(Bloomberg) -- A return to the White House for Donald Trump poses a risk to the US stock market, according to Ralph Schlosstein, the chairman emeritus of Evercore Inc.
The former president’s tariff proposals — including a 10% across-the-board tariff on imports from other countries and as much as 100% on goods from China — would hurt equities as those tariffs are likely to accelerate inflation, the former Evercore chief executive officer said.
Tariffs also fuel the risk of the global trade war “which clearly is not in the interest of global growth or markets,” Schlosstein said in an interview. “Of the policies of the two candidates, that’s the one that stands out as being the most negative for the market.”
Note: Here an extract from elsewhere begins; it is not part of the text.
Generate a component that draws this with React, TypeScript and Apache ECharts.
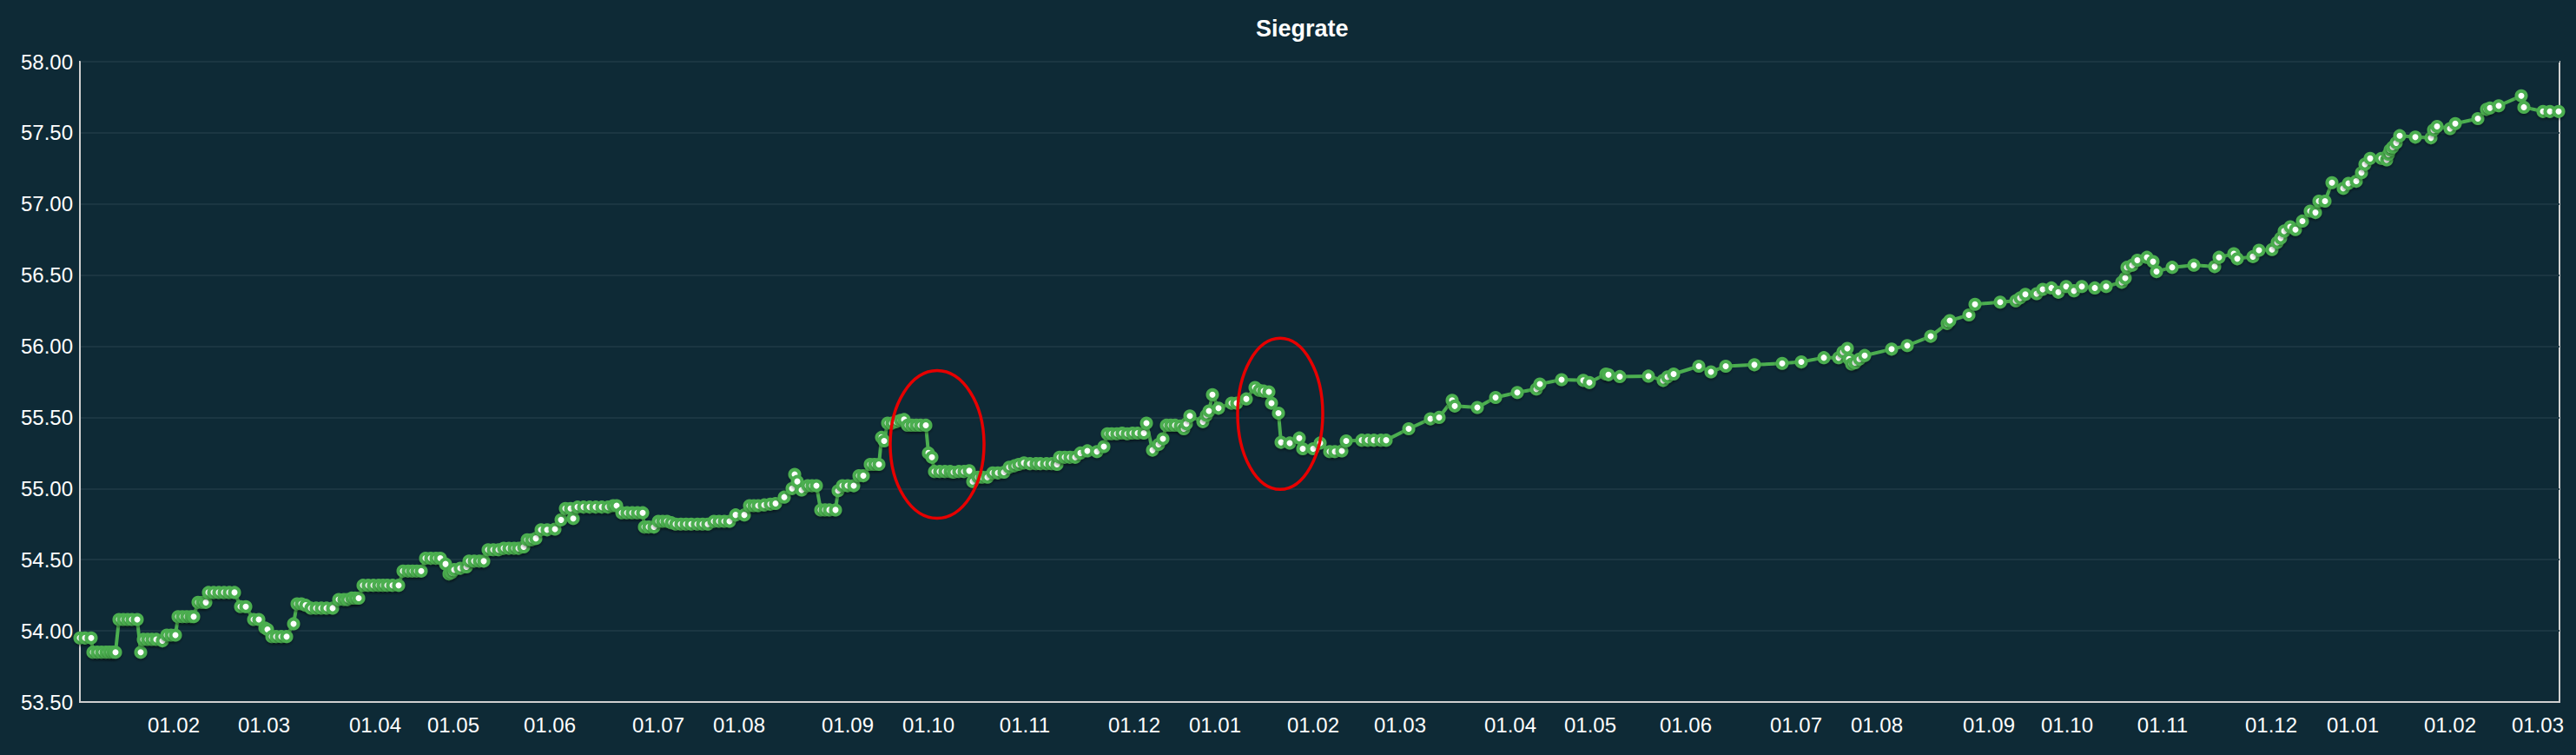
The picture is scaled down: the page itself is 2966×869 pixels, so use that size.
import { useEffect, useRef } from "react";
import * as echarts from "echarts";

const TITLE = "Siegrate";

// x = position in the game sequence (arbitrary units), y = win rate
const gamePos = [
  0, 6, 13, 15, 20, 25, 30, 34, 38, 41, 45, 50, 55, 60, 66, 70, 73, 78, 83, 88,
  95, 100, 105, 110, 113, 118, 123, 128, 131, 136, 141, 145, 148, 154, 160, 166,
  172, 178, 185, 191, 200, 206, 213, 216, 221, 226, 232, 238, 246, 250, 255, 260,
  266, 272, 278, 284, 291, 298, 304, 308, 313, 317, 321, 326, 332, 338, 344, 349,
  354, 360, 367, 372, 378, 383, 388, 393, 398, 404, 410, 415, 421, 425, 428, 431,
  438, 445, 448, 454, 460, 465, 470, 476, 482, 488, 494, 500, 505, 511,
  515, 520, 525, 531, 538, 547, 554, 559, 565, 568, 573, 580, 587, 594, 601, 608,
  614, 618, 624, 630, 636, 642, 648, 650, 655, 661, 666, 671, 676, 681, 686, 692,
  698, 704, 711, 717, 723, 730, 736, 742, 748, 755, 765, 771, 776, 781, 788, 795,
  801, 811, 820, 823, 826, 831, 838, 843, 848, 853, 858, 863, 870, 873, 878, 884,
  891, 897, 902,
  910, 915, 920, 923, 926, 930, 935, 940, 945, 949, 953, 958, 963, 968, 974, 977,
  981, 984, 990, 996, 1002, 1006, 1012, 1018, 1024, 1028, 1034, 1039, 1045, 1051,
  1057, 1064, 1070, 1076, 1081, 1087, 1094, 1101, 1106, 1113, 1119, 1125, 1128,
  1134, 1140, 1146, 1152, 1160, 1171, 1179, 1183, 1188, 1194, 1200, 1206, 1212,
  1218, 1225, 1228, 1235, 1242, 1247, 1251, 1256, 1261, 1267, 1271, 1274, 1278,
  1293, 1297, 1300, 1304, 1311, 1326, 1332, 1343, 1353, 1358, 1363, 1369, 1372,
  1380, 1383, 1393, 1404, 1408, 1420, 1428, 1439, 1445, 1453,
  1458, 1476, 1483, 1490, 1498, 1504, 1530, 1555, 1565, 1580, 1583, 1609, 1630,
  1655, 1677, 1681, 1706, 1731, 1738, 1757, 1760, 1773, 1806, 1823, 1828, 1835,
  1864, 1878, 1895, 1928, 1960, 1982, 2008, 2025, 2030, 2035, 2037, 2040, 2044,
  2049, 2055, 2086, 2104, 2131, 2150, 2153, 2175, 2182, 2211, 2229, 2234, 2240,
  2253, 2260, 2270, 2278, 2287, 2296, 2305, 2320, 2333,
  2351, 2355, 2357, 2363, 2369, 2380, 2387, 2391, 2409, 2434, 2458, 2463, 2480,
  2484, 2502, 2509, 2524, 2530, 2534, 2538, 2545, 2551, 2559, 2568, 2574, 2578,
  2585, 2593, 2606, 2612, 2621, 2627, 2631, 2637, 2650, 2656, 2658, 2660, 2663,
  2667, 2671, 2689, 2707, 2710, 2714, 2729, 2735, 2761, 2771, 2775, 2785, 2811,
  2814, 2836, 2844, 2854,
];

const winRate = [
  53.95, 53.95, 53.95, 53.85, 53.85, 53.85, 53.85, 53.85, 53.85, 53.85, 54.08,
  54.08, 54.08, 54.08, 54.08, 53.85, 53.94, 53.94, 53.94, 53.94, 53.93, 53.97,
  53.97, 53.97, 54.1, 54.1, 54.1, 54.1, 54.1, 54.2, 54.2, 54.2, 54.27, 54.27,
  54.27, 54.27, 54.27, 54.27, 54.17, 54.17, 54.08, 54.08, 54.02, 54.01, 53.96,
  53.96, 53.96, 53.96, 54.05, 54.19, 54.19, 54.18, 54.16, 54.16, 54.16, 54.16,
  54.16, 54.22, 54.22, 54.22, 54.23, 54.23, 54.23, 54.32, 54.32, 54.32, 54.32,
  54.32, 54.32, 54.32, 54.32, 54.42, 54.42, 54.42, 54.42, 54.42, 54.51, 54.51,
  54.51, 54.51, 54.47, 54.4, 54.41, 54.43, 54.44, 54.45, 54.49, 54.49, 54.49,
  54.49, 54.57, 54.57, 54.57, 54.58, 54.58, 54.58, 54.58, 54.59,
  54.64, 54.64, 54.65, 54.71, 54.71, 54.715, 54.78, 54.86, 54.86, 54.79, 54.87,
  54.87, 54.87, 54.87, 54.87, 54.87, 54.88, 54.88, 54.83, 54.83, 54.83, 54.83,
  54.83, 54.73, 54.73, 54.73, 54.77, 54.77, 54.77, 54.76, 54.75, 54.75, 54.75,
  54.75, 54.75, 54.75, 54.75, 54.77, 54.77, 54.77, 54.77, 54.815, 54.815, 54.88,
  54.88, 54.88, 54.885, 54.89, 54.895, 54.94, 55.0, 55.1, 55.05, 54.99, 55.02,
  55.02, 55.02, 54.85, 54.85, 54.85, 54.85, 54.985, 55.02, 55.02, 55.02, 55.09,
  55.09,
  55.17, 55.17, 55.17, 55.36, 55.335, 55.46, 55.46, 55.47, 55.48, 55.485,
  55.445, 55.445, 55.445, 55.445, 55.445, 55.25, 55.22, 55.12, 55.12, 55.12,
  55.12, 55.115, 55.12, 55.12, 55.125, 55.05, 55.08, 55.08, 55.08, 55.11, 55.11,
  55.115, 55.15, 55.16, 55.17, 55.18, 55.175, 55.175, 55.175, 55.175, 55.175,
  55.17, 55.22, 55.22, 55.22, 55.22, 55.25, 55.265, 55.26, 55.295, 55.385,
  55.385, 55.385, 55.39, 55.385, 55.39, 55.39, 55.39, 55.46, 55.27, 55.31, 55.35,
  55.445, 55.445, 55.445, 55.44, 55.42, 55.455, 55.51, 55.47, 55.515, 55.545,
  55.66, 55.565, 55.6, 55.6, 55.63, 55.71, 55.69, 55.685, 55.68, 55.6, 55.53,
  55.325, 55.32, 55.355, 55.28, 55.28, 55.32, 55.26, 55.26, 55.265,
  55.335, 55.34, 55.34, 55.34, 55.34, 55.34, 55.42, 55.49, 55.5, 55.62, 55.58,
  55.57, 55.64, 55.675, 55.7, 55.735, 55.765, 55.76, 55.745, 55.805, 55.8,
  55.787, 55.79, 55.76, 55.785, 55.805, 55.86, 55.82, 55.86, 55.87, 55.88, 55.89,
  55.92, 55.92, 55.96, 55.985, 55.91, 55.875, 55.885, 55.91, 55.935, 55.98,
  56.005, 56.07, 56.16, 56.18, 56.22, 56.295, 56.31, 56.32, 56.34, 56.365, 56.37,
  56.4, 56.41, 56.38, 56.42, 56.39, 56.42, 56.41, 56.42,
  56.45, 56.48, 56.555, 56.57, 56.605, 56.625, 56.595, 56.525, 56.555, 56.57,
  56.56, 56.625, 56.65, 56.615, 56.63, 56.675, 56.68, 56.73, 56.76, 56.81, 56.84,
  56.82, 56.88, 56.95, 56.94, 57.02, 57.02, 57.15, 57.11, 57.145, 57.16, 57.22,
  57.28, 57.32, 57.32, 57.31, 57.35, 57.38, 57.4, 57.43, 57.48, 57.47, 57.465,
  57.52, 57.545, 57.53, 57.565, 57.6, 57.665, 57.675, 57.69, 57.76, 57.68, 57.65,
  57.65, 57.65,
];

// month-start positions on the x axis and their labels
const monthTicks = [
  108, 212, 340, 430, 541, 666, 759, 884, 977, 1088, 1214, 1307, 1420, 1520,
  1647, 1739, 1849, 1976, 2069, 2198, 2288, 2398, 2523, 2617, 2729, 2830,
];
const monthLabels = [
  "01.02", "01.03", "01.04", "01.05", "01.06", "01.07", "01.08", "01.09",
  "01.10", "01.11", "01.12", "01.01", "01.02", "01.03", "01.04", "01.05",
  "01.06", "01.07", "01.08", "01.09", "01.10", "01.11", "01.12", "01.01",
  "01.02", "01.03",
];

const X_MAX = 2855;
const Y_MIN = 53.5;
const Y_MAX = 58;

// red hand-drawn highlight rings: [x, y] centre in data units
const highlights = [
  [987, 55.31],
  [1382, 55.525],
];
const highlightRadii = [
  [54, 85],
  [49, 87],
];

const BG = "#0e2a36";
const GREEN = "#4caf50";
const FONT = "'Liberation Sans', Arial, sans-serif";

export default function App() {
  const ref = useRef<HTMLDivElement>(null);

  useEffect(() => {
    if (!ref.current) return;
    const chart = echarts.init(ref.current, undefined, { renderer: "svg" });
    const points = gamePos.map((x, i) => [x, winRate[i]]);

    chart.setOption({
      animation: false,
      backgroundColor: BG,
      title: {
        text: TITLE,
        left: 1446,
        top: 19,
        padding: 0,
        textStyle: {
          color: "#ffffff",
          fontSize: 27,
          fontWeight: "bold",
          fontFamily: FONT,
        },
      },
      grid: {
        left: 92,
        right: 19,
        top: 71,
        bottom: 61,
        show: true,
        borderColor: "#cfcfcf",
        borderWidth: 2,
        backgroundColor: "transparent",
      },
      xAxis: {
        type: "value",
        min: 0,
        max: X_MAX,
        axisLine: { show: true, lineStyle: { color: "#cfcfcf", width: 2 } },
        axisTick: { show: false },
        splitLine: { show: false },
        axisLabel: {
          customValues: monthTicks,
          formatter: (v: number) => monthLabels[monthTicks.indexOf(v)] ?? "",
          color: "#ffffff",
          fontSize: 24,
          fontFamily: FONT,
          margin: 14,
          hideOverlap: false,
        },
      },
      yAxis: {
        type: "value",
        min: Y_MIN,
        max: Y_MAX,
        interval: 0.5,
        axisLine: { show: true, lineStyle: { color: "#cfcfcf", width: 2 } },
        axisTick: { show: false },
        splitLine: { lineStyle: { color: "#1b3642", width: 2 } },
        axisLabel: {
          formatter: (v: number) => v.toFixed(2),
          color: "#ffffff",
          fontSize: 24,
          fontFamily: FONT,
          margin: 8,
        },
      },
      series: [
        {
          type: "line",
          data: points,
          symbol: "circle",
          symbolSize: 11,
          showAllSymbol: true,
          lineStyle: { color: GREEN, width: 4 },
          itemStyle: {
            color: "#ffffff",
            borderColor: GREEN,
            borderWidth: 4,
            shadowColor: "rgba(0,0,0,0.35)",
            shadowBlur: 3,
            shadowOffsetY: 2,
          },
          z: 3,
        },
      ],
    });

    const rings = highlights.map((c, i) => {
      const [cx, cy] = chart.convertToPixel({ gridIndex: 0 }, c) as number[];
      return {
        type: "ellipse",
        shape: { cx, cy, rx: highlightRadii[i][0], ry: highlightRadii[i][1] },
        style: { fill: "none", stroke: "#e60000", lineWidth: 3.5 },
        z: 10,
      };
    });
    chart.setOption({ graphic: rings });

    return () => chart.dispose();
  }, []);

  return (
    <div
      ref={ref}
      style={{ position: "fixed", left: 0, top: 0, width: "100vw", height: "100vh" }}
    />
  );
}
The Trump trade has been driving up bond yields. For Schlosstein, that means earnings will be discounted at higher rates, translating to lower stock prices. While the Federal Reserve is unlikely to raise interest-rates in a direct response to Trump tariffs, a hike can’t be ruled out if inflation eventually spikes, according to the cofounder of BlackRock Inc. That would be another blow to equities.
Meanwhile, the impact of immigration is largely being overlooked by both parties. If Trump had deported people “that would’ve had a really bad effect on economic growth,” as the labor force and productivity has helped the US economy to surpass Europe and Japan, according to Schlosstein.
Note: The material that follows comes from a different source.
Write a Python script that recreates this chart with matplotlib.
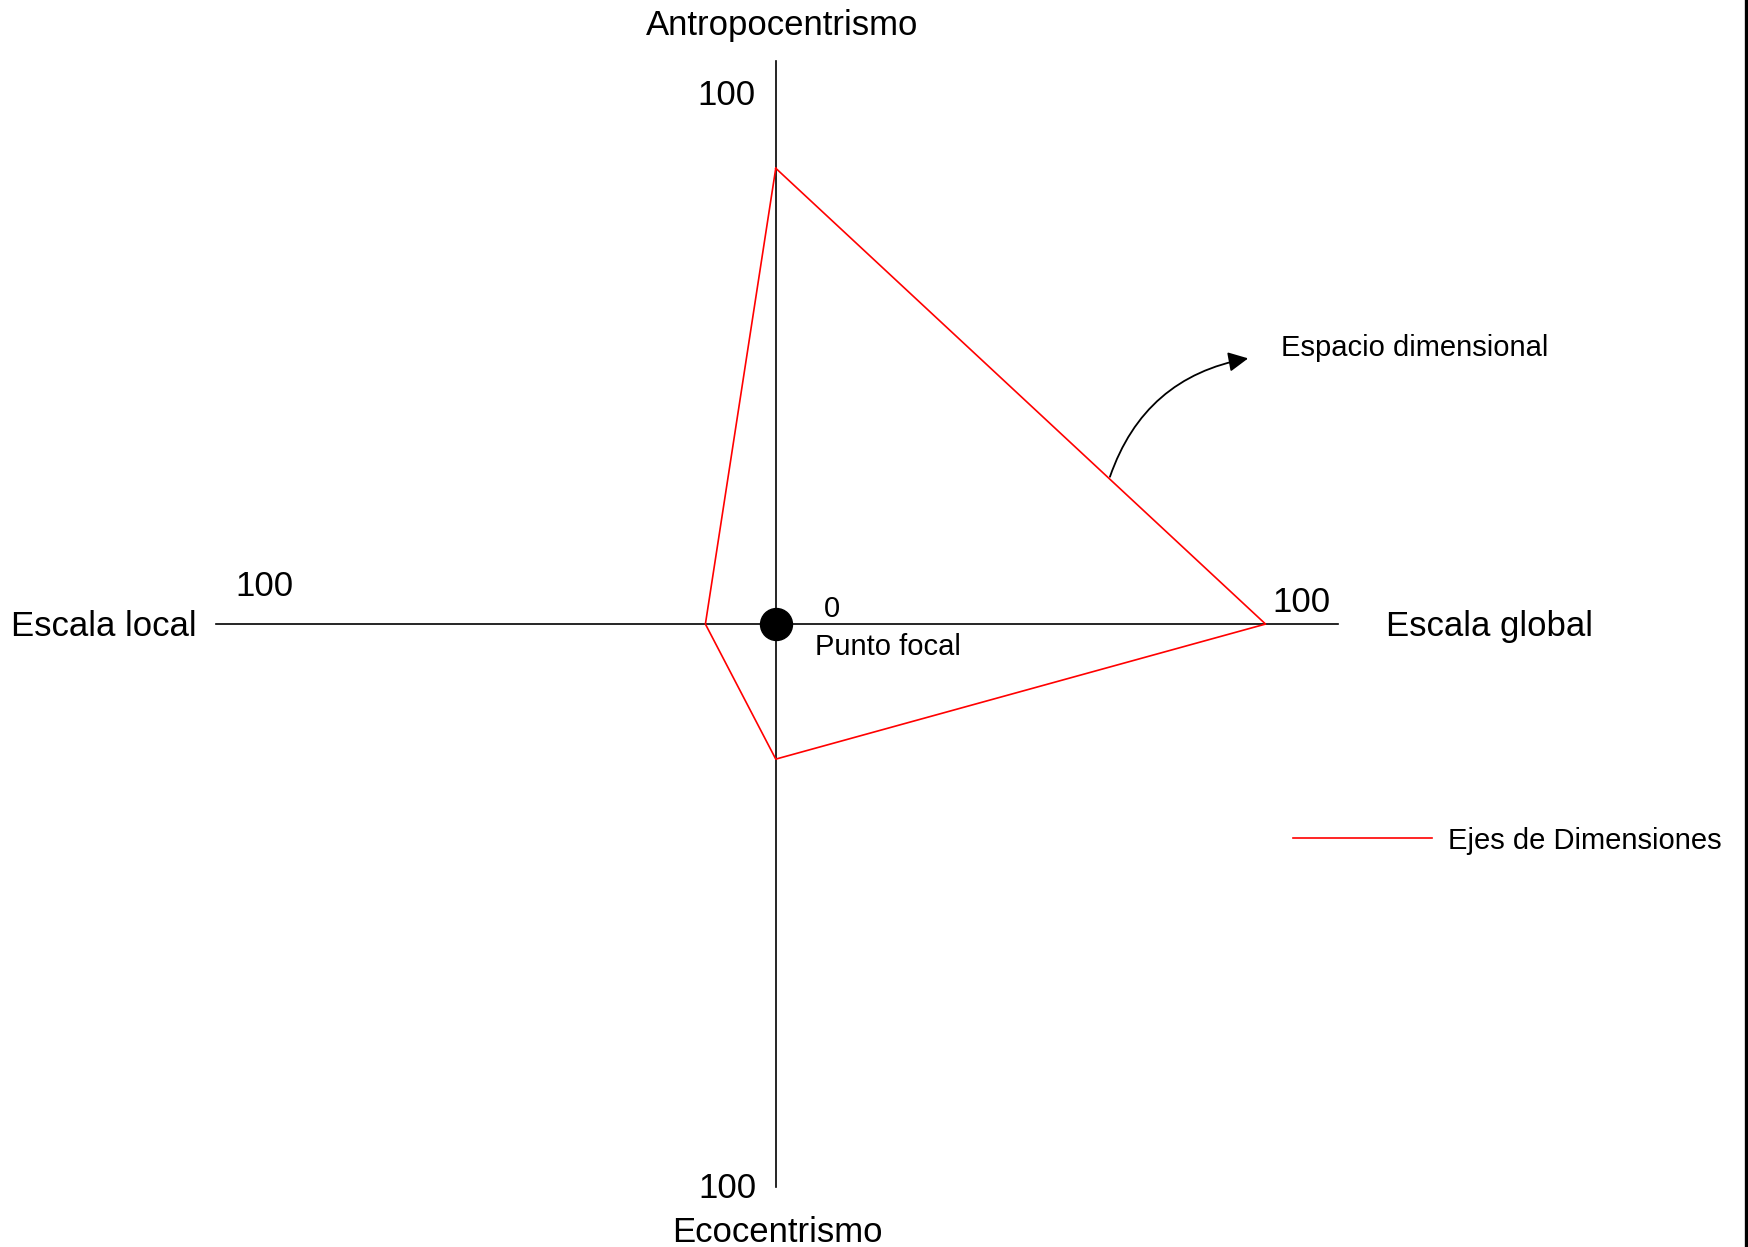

Even more important is the growing budget gap and how US the addresses it.
“We have an unsustainable fiscal policy,” Schlosstein said. “Neither party seems to be particularly focused on addressing that at the moment,” Trump’s policies, especially tax cuts, would drive the deficit higher, he added.
At some point “it’ll end ugly,” he said pointing to 2011 when the US’s credit rating was downgraded by S&P Global Ratings, stressing financial markets. A global trade war or a weakening dollar with foreign investors potentially pulling away from US Treasuries could trigger another downgrade.
Still, a recession over the next year is unlikely, according to Schlosstein. US stocks will keep moving higher as long as the economy and earnings remain in a good shape, while the Fed’s first rate cut would give stocks a boost.
Ultimately, “the fundamentals of the economy and earnings will drive the market, not who’s president,” Schlosstein said.